Opinion
No. 2457.
March 30, 2010.
Judgment, Supreme Court, New York County (O. Peter Sherwood, J.), entered January 8, 2009, dismissing the action, and bringing up for review an order, same court and Justice, entered October 21, 2008, directing a verdict, after jury trial, in favor of defendants, dismissing plaintiffs common-law negligence and Labor Law §§ 200 and 240 (1) claims, unanimously reversed, on the law, without costs, the judgment vacated, the order modified to reinstate the section 240 (1) claim, and a new trial directed thereon with respect to injuries sustained from the falling board.
Friedman, James Buchsbaum LLP, New York (Andrew V. Buchsbaum of counsel), for appellant.
John V. Coulter, New York, for respondents.
Before: Saxe, J.P., Catterson, Moskowitz, Freedman and Román, JJ.

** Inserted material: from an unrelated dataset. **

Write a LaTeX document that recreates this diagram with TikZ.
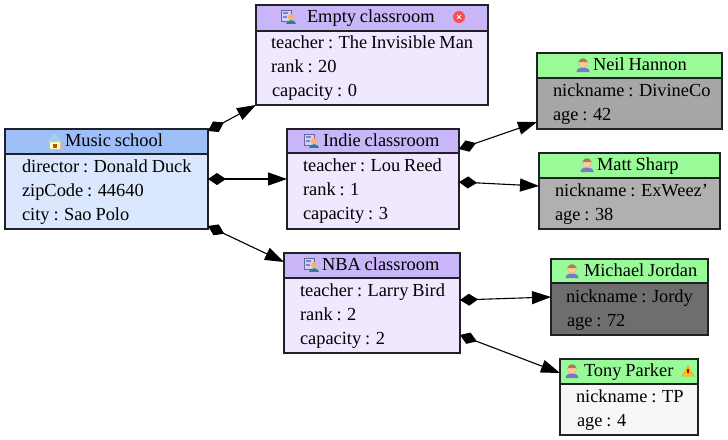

Plaintiff was injured while working under a pier when the action of waves caused the floating stage on which he was kneeling to drop while plaintiff was sawing a board. This drop caused the board to fall on top of him. Given that the swing in elevation of the stage due to tides and waves was understood by all as a risk of this particular construction site, and the accident could not have occurred without the differential in elevation between the plaintiff (in the wave's trough) and the board above him, the injuries caused by the falling board were plainly contemplated by section 240 (1) ( see Dooley v Peerless Importers, Inc., 42 AD3d 199; see also generally Runner v New York Stock Exch., Inc., 13 NY3d 599). Plaintiffs other injuries, caused by the wave lifting him up and knocking him against the bottom of the pier, are not similarly covered.
The court was correct in dismissing the statutory and common-law negligence claims against the tenants in possession. The accident was caused by waves from the wakes of passing vessels, an obvious condition known to plaintiff and his employer ( Bombero v NAB Constr. Corp., 10 AD3d 170). We further note that bifurcation of the liability and damages issues at trial was not an improvident exercise of discretion ( Sommer v Pierre, 51 AD3d 464), inasmuch as plaintiff was permitted to put on medical evidence in rebuttal.